What you have to do:
In the lines below, output everything from the first line through the line containing "xTicks = [0,200,400,600,800,1000,1200,1400,1600,1800,2000];" exactly as it is. Pictures are not part of the output.

Source data:
####################
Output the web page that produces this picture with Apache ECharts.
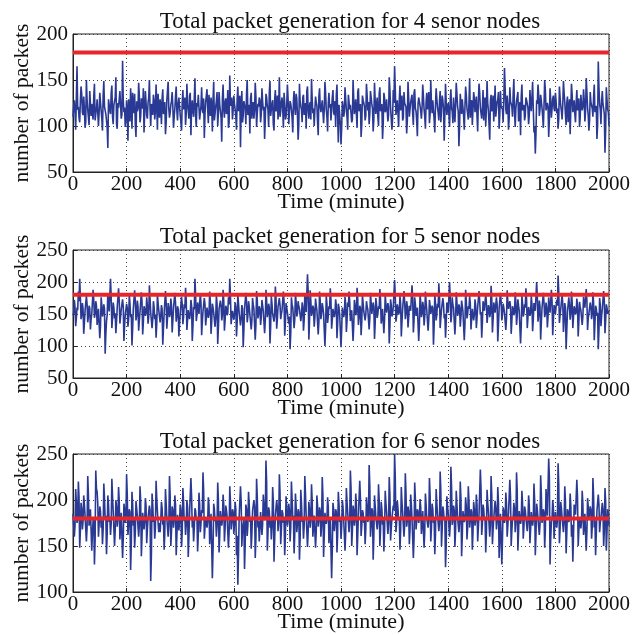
<!DOCTYPE html>
<html><head><meta charset="utf-8">
<script src="https://cdn.jsdelivr.net/npm/echarts@6/dist/echarts.min.js"></script>
<style>html,body{margin:0;padding:0;background:#fff}#c{width:641px;height:635px}</style>
</head><body><div id="c"></div>
<script>
// readings every 2.5 minutes: "main" samples at 0,5,10,...,2000 and "mid" samples at 2.5,7.5,...,1997.5
const sampleStep = 2.5;
const titles = ['Total packet generation for 4 senor nodes','Total packet generation for 5 senor nodes','Total packet generation for 6 senor nodes'];
const thresholds = [180, 180, 180];
const yMins = [50, 50, 100];
const yMaxs = [200, 250, 250];
const xTicks = [0,200,400,600,800,1000,1200,1400,1600,1800,2000];

const packets4 = [
110,128,96,165,121,104,143,115,132,98,150,118,101,139,124,107,146,113,129,100,
136,117,95,149,122,106,76,131,113,144,102,127,153,97,120,138,108,171,115,99,
128,84,112,141,97,123,135,88,116,147,104,130,119,93,138,111,125,150,100,121,
134,107,145,96,118,129,102,140,115,91,127,148,109,123,137,98,119,143,106,131,
112,95,139,124,101,146,117,133,90,128,110,152,99,121,136,105,142,114,87,126,
140,103,119,131,94,148,113,127,100,137,122,83,145,109,130,116,98,155,120,107,
133,118,96,143,125,77,138,111,129,102,150,115,92,136,121,108,147,99,124,131,
104,141,117,86,135,122,99,149,113,128,95,139,120,107,153,116,131,98,125,110,
145,102,127,118,93,138,112,130,85,146,121,104,134,119,97,143,108,126,151,114,
100,132,122,90,141,115,128,103,148,118,94,136,124,107,139,112,99,145,82,121,
80,127,110,142,118,96,135,123,104,150,113,129,98,141,119,88,133,125,106,146,
117,102,138,124,94,147,113,131,100,142,121,86,136,115,129,105,153,120,96,139,
165,112,128,99,144,119,106,137,123,92,148,110,126,134,101,140,116,89,131,122,
108,145,118,97,136,125,103,150,114,130,93,141,120,106,138,117,128,84,146,112,
125,99,140,116,131,104,147,121,78,135,113,128,96,143,119,107,152,124,101,137,
115,132,94,146,120,108,139,126,100,149,117,85,134,122,105,144,111,129,97,138,
121,104,163,118,133,96,142,125,110,151,99,127,137,113,90,145,120,106,131,124,
102,139,116,148,93,70,128,145,111,134,120,98,150,117,125,88,141,109,130,119,
136,114,97,143,122,107,149,126,101,132,118,91,146,115,128,104,139,123,99,134,
117,140,105,152,120,95,137,127,110,145,113,86,170,124,102,138,119,71,142,118,
100];
const packets4mid = [
122,114,131,118,109,127,135,112,120,104,129,117,138,111,124,132,106,119,127,115,
126,108,133,121,113,98,129,117,136,110,123,131,102,125,118,140,112,128,120,107,
117,129,105,124,136,114,101,127,119,133,110,122,141,115,126,108,131,118,124,112,
128,116,122,135,109,121,130,113,126,103,138,119,114,127,121,110,132,117,124,129,
105,125,118,131,114,123,108,136,120,116,129,111,125,134,107,122,118,130,113,126,
119,134,111,124,128,106,121,137,115,123,109,130,118,126,113,139,104,122,131,117,
124,110,129,116,133,121,104,127,119,135,112,123,130,108,126,117,132,114,121,128,
113,127,121,108,131,118,137,111,124,102,129,116,133,121,110,126,119,136,107,123,
130,115,124,109,128,120,135,113,101,127,118,131,112,125,138,116,122,107,129,119,
117,126,104,132,121,113,129,118,136,110,124,120,106,131,115,127,134,111,123,102,
98,121,115,129,110,134,118,125,107,130,119,113,137,116,124,102,128,121,111,133,
126,114,131,119,107,128,122,110,135,116,124,103,130,118,127,112,139,121,108,125,
140,120,114,128,117,133,109,125,121,106,131,118,127,113,136,119,105,124,130,116,
121,132,110,126,118,137,113,124,128,107,122,130,115,127,104,133,119,112,126,120,
114,127,119,103,131,122,135,116,100,124,129,111,121,134,117,125,109,128,118,130,
123,111,128,136,114,120,106,131,119,125,101,127,116,133,122,110,126,137,112,121,
118,130,141,113,124,108,127,121,135,115,119,129,105,126,132,117,123,111,128,120,
112,125,131,119,100,92,124,135,118,127,110,122,139,115,121,107,128,119,133,116,
127,119,108,131,116,123,136,112,125,104,129,118,134,120,113,126,117,130,109,124,
121,128,116,137,112,106,126,119,131,115,122,101,142,118,127,124,113,96,129,115];

const packets5 = [
148,172,131,160,185,205,142,167,119,155,178,137,163,126,150,188,144,170,133,158,
112,176,146,165,88,139,182,154,205,128,168,143,120,160,190,135,157,173,108,149,
166,130,179,145,101,158,187,140,171,124,153,184,118,162,147,176,135,195,152,128,
170,142,113,181,156,137,164,102,150,186,127,167,145,174,121,159,183,138,162,115,
150,177,134,165,191,125,156,142,172,108,161,205,139,168,150,182,117,154,175,132,
160,144,185,119,166,152,130,179,103,158,171,140,188,124,163,148,176,205,134,155,
141,168,115,180,152,132,164,98,157,183,137,170,149,126,175,158,110,186,143,162,
133,172,155,120,188,145,166,104,178,150,138,193,127,161,175,142,156,185,116,167,
152,135,95,176,160,128,183,146,170,158,139,168,124,181,153,212,110,187,147,163,
130,174,156,118,185,142,167,151,100,179,136,162,190,127,158,145,173,112,166,150,
98,160,145,177,122,168,185,139,156,108,172,148,191,133,163,117,180,154,140,170,
157,126,183,150,168,111,175,144,162,189,135,158,120,180,152,167,104,173,146,160,
203,138,165,149,178,115,158,186,142,170,129,163,155,195,121,176,147,160,108,182,
145,169,132,185,156,124,172,150,163,102,181,140,166,198,128,157,175,143,113,168,
152,200,137,176,160,118,184,147,165,130,171,154,109,188,143,162,178,126,158,140,
173,128,161,186,149,113,170,155,182,136,164,145,194,121,168,152,176,107,159,183,
140,166,152,125,187,158,170,119,162,148,184,133,173,155,104,179,146,165,190,128,
161,147,178,123,167,155,200,138,171,110,159,183,145,168,129,176,152,188,117,164,
150,172,210,136,158,180,122,167,95,153,176,141,185,128,162,149,174,115,169,156,
133,177,160,189,125,151,168,142,184,109,163,147,95,175,131,158,186,120,165,150,
155];
const packets5mid = [
152,161,143,156,170,178,149,158,136,155,166,147,159,141,153,172,150,163,145,157,
130,164,152,158,118,148,168,155,176,144,160,151,139,157,171,146,154,162,132,152,
159,142,167,150,127,155,170,148,162,140,154,169,137,158,151,163,146,174,153,141,
161,149,134,167,155,147,158,128,153,170,143,160,150,164,139,156,168,146,158,135,
153,165,145,159,172,141,155,150,163,131,157,180,148,161,153,168,137,154,165,144,
157,150,169,138,160,154,144,166,129,156,163,148,171,140,159,152,165,178,146,155,
149,161,136,167,154,143,159,124,155,170,147,162,152,140,165,156,133,172,150,158,
145,163,155,139,171,151,160,130,166,153,147,174,142,158,164,150,155,169,137,160,
154,146,120,165,158,142,169,151,162,160,148,161,140,167,155,185,138,170,152,159,
144,164,156,138,170,150,160,154,127,166,147,158,172,141,156,152,163,134,160,153,
125,157,151,165,140,161,169,148,155,133,163,152,173,145,159,138,167,154,149,162,
156,143,168,153,161,135,165,150,158,172,146,156,141,166,154,161,131,164,151,157,
178,147,160,153,166,138,156,170,150,162,144,159,155,174,140,165,152,157,132,168,
151,161,146,169,155,142,163,153,159,130,167,149,160,178,143,155,165,150,136,161,
154,176,147,164,157,140,169,152,160,145,163,155,134,171,150,158,166,143,156,149,
164,144,158,170,153,136,162,155,168,148,159,151,175,141,161,154,165,133,157,169,
149,160,154,143,170,156,162,139,158,152,168,147,163,155,131,166,151,160,172,144,
158,152,165,142,161,155,178,148,162,136,157,168,151,160,145,164,154,170,140,159,
153,163,185,148,156,166,141,160,125,154,164,150,169,145,158,153,163,138,161,155,
146,165,157,171,143,153,161,150,168,135,159,152,124,164,147,156,170,140,160,153];

const packets6 = [
185,160,212,175,220,148,197,168,205,183,155,226,172,190,145,178,130,232,209,160,
193,170,152,218,180,141,205,176,162,223,188,150,200,171,214,157,186,137,196,175,
228,162,190,124,209,172,148,199,183,160,215,139,186,168,202,153,180,194,112,207,
176,158,221,187,165,165,198,173,146,212,181,160,226,150,193,170,205,140,184,167,
195,149,213,177,162,200,138,186,224,170,155,191,178,144,208,165,189,230,158,181,
170,203,152,185,115,196,177,160,219,143,188,172,206,155,194,182,148,215,168,190,
163,198,140,108,182,215,150,173,125,195,161,209,176,147,188,200,137,223,170,155,
187,162,206,178,243,145,192,170,157,214,133,183,200,166,228,152,189,175,140,204,
172,196,155,220,180,142,207,165,190,135,211,176,158,226,184,149,198,170,217,160,
183,148,205,171,192,160,225,138,186,174,203,153,180,115,197,166,190,143,209,176,
158,200,179,145,213,186,165,232,150,194,172,207,140,184,221,161,189,175,152,203,
176,238,160,191,135,205,182,168,217,150,198,173,144,210,187,163,225,156,180,194,
250,165,199,178,146,214,186,160,229,171,193,152,206,180,137,219,168,190,175,201,
163,188,148,207,180,170,224,155,196,175,141,212,185,166,231,150,193,178,127,204,
186,160,236,173,194,149,210,181,165,220,139,188,176,203,157,215,170,190,146,198,
172,206,155,184,233,162,195,178,143,211,187,160,226,152,180,199,168,214,137,185,
130,192,175,208,160,186,222,150,179,197,165,230,145,188,174,210,158,193,181,166,
205,153,187,172,218,140,196,180,162,227,175,190,148,212,183,245,130,176,200,158,
187,170,240,153,198,181,165,215,142,190,176,207,160,133,195,184,222,150,178,169,
210,162,185,145,202,178,193,158,224,170,140,188,206,165,181,197,150,213,145,190,
172];
const packets6mid = [
183,172,198,180,203,167,190,177,195,184,170,206,178,188,164,181,156,212,196,174,
188,178,168,201,183,163,195,180,174,204,186,167,192,179,199,171,185,158,190,180,
206,173,187,152,196,179,165,191,184,172,199,160,185,176,194,168,182,189,140,195,
180,170,202,186,175,178,191,179,163,197,183,172,205,166,189,178,195,160,184,176,
189,165,198,181,173,192,160,185,204,178,169,188,181,162,196,174,186,210,170,183,
177,194,168,184,145,190,180,172,200,162,186,178,195,169,189,183,165,198,176,187,
174,190,161,140,183,198,167,179,152,190,172,195,181,163,187,193,158,204,177,170,
185,173,195,181,220,164,188,178,171,198,157,184,192,175,208,168,186,180,161,193,
178,189,170,201,183,163,194,174,187,158,197,180,171,206,184,166,190,178,199,172,
184,165,194,178,188,172,205,161,185,179,193,168,182,145,190,175,187,163,196,180,
171,192,181,164,198,185,175,212,167,189,179,195,162,184,202,172,186,180,168,193,
180,215,172,188,160,194,183,176,200,167,190,179,164,197,185,174,206,169,182,189,
225,175,191,181,166,198,185,172,208,178,188,168,195,181,158,201,177,187,180,192,
174,186,166,195,182,178,205,170,190,180,163,197,184,175,210,168,188,181,150,193,
185,173,214,179,189,167,196,182,176,202,161,186,180,193,170,199,178,187,165,190,
178,195,170,185,212,174,190,181,164,197,186,173,206,168,182,191,177,198,160,184,
158,188,180,196,172,185,203,167,182,190,175,210,165,186,179,196,171,189,183,176,
194,168,186,179,200,162,190,182,173,206,180,187,168,197,184,225,158,180,192,172,
185,178,218,169,191,183,175,199,164,187,180,194,173,160,190,184,203,167,181,177,
196,172,186,165,193,180,189,171,204,178,163,186,195,175,183,190,166,198,165,186];

const mainSets = [packets4, packets5, packets6];
const midSets = [packets4mid, packets5mid, packets6mid];

function interleave(main, mid) {
  const out = [];
  for (let k = 0; k < main.length; k++) {
    out.push(main[k]);
    if (k < mid.length) out.push(mid[k]);
  }
  return out;
}

const FONT = 'Liberation Serif';
const grids = [
  {left: 73, right: 32, top: 34, height: 138},
  {left: 73, right: 32, top: 250, height: 128},
  {left: 73, right: 32, top: 454, height: 138}
];
const titleTops = [5, 220, 425];

const chart = echarts.init(document.getElementById('c'), null, {renderer: 'canvas'});
const option = {
  animation: false,
  backgroundColor: '#fff',
  title: titles.map((t, i) => ({
    text: t, left: 345, top: titleTops[i], textAlign: 'center',
    textStyle: {fontFamily: FONT, fontSize: 23, fontWeight: 'normal', color: '#111'}
  })),
  grid: grids.map(g => Object.assign({show: true, borderColor: '#222', borderWidth: 1, backgroundColor: 'transparent', outerBoundsMode: 'none', containLabel: false}, g)),
  xAxis: grids.map((g, i) => ({
    type: 'value', gridIndex: i, min: xTicks[0], max: xTicks[xTicks.length-1], interval: 200,
    name: 'Time (minute)', nameLocation: 'middle', nameGap: 19, nameMoveOverlap: false,
    nameTextStyle: {fontFamily: FONT, fontSize: 22, color: '#111'},
    axisLine: {show: true, lineStyle: {color: '#222'}},
    axisTick: {show: true, inside: true, length: 4, lineStyle: {color: '#222'}},
    axisLabel: {fontFamily: FONT, fontSize: 21, color: '#111', margin: 2, formatter: v => String(v)},
    splitLine: {show: true, lineStyle: {type: [1, 3], color: '#444', width: 1}}
  })),
  yAxis: grids.map((g, i) => ({
    type: 'value', gridIndex: i, min: yMins[i], max: yMaxs[i], interval: 50,
    name: 'number of packets', nameLocation: 'middle', nameGap: 40, nameMoveOverlap: false,
    nameTextStyle: {fontFamily: FONT, fontSize: 21.5, color: '#111'},
    axisLine: {show: true, lineStyle: {color: '#222'}},
    axisTick: {show: true, inside: true, length: 4, lineStyle: {color: '#222'}},
    axisLabel: {fontFamily: FONT, fontSize: 21, color: '#111', margin: 5},
    splitLine: {show: true, lineStyle: {type: [1, 3], color: '#444', width: 1}}
  })),
  series: []
};
mainSets.forEach((arr, i) => {
  const vals = interleave(arr, midSets[i]);
  option.series.push({
    type: 'line', xAxisIndex: i, yAxisIndex: i, showSymbol: false, symbol: 'none',
    lineStyle: {color: '#2a3a94', width: 1.6}, z: 2,
    data: vals.map((v, k) => [k * sampleStep, v])
  });
  option.series.push({
    type: 'line', xAxisIndex: i, yAxisIndex: i, symbol: 'none',
    lineStyle: {color: '#e8262a', width: 4}, z: 3,
    data: [[xTicks[0], thresholds[i]], [xTicks[xTicks.length-1], thresholds[i]]]
  });
});
chart.setOption(option);
</script>
</body></html>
####################
Answer for this exercise:
Output the web page that produces this picture with Apache ECharts.
<!DOCTYPE html>
<html><head><meta charset="utf-8">
<script src="https://cdn.jsdelivr.net/npm/echarts@6/dist/echarts.min.js"></script>
<style>html,body{margin:0;padding:0;background:#fff}#c{width:641px;height:635px}</style>
</head><body><div id="c"></div>
<script>
// readings every 2.5 minutes: "main" samples at 0,5,10,...,2000 and "mid" samples at 2.5,7.5,...,1997.5
const sampleStep = 2.5;
const titles = ['Total packet generation for 4 senor nodes','Total packet generation for 5 senor nodes','Total packet generation for 6 senor nodes'];
const thresholds = [180, 180, 180];
const yMins = [50, 50, 100];
const yMaxs = [200, 250, 250];
const xTicks = [0,200,400,600,800,1000,1200,1400,1600,1800,2000];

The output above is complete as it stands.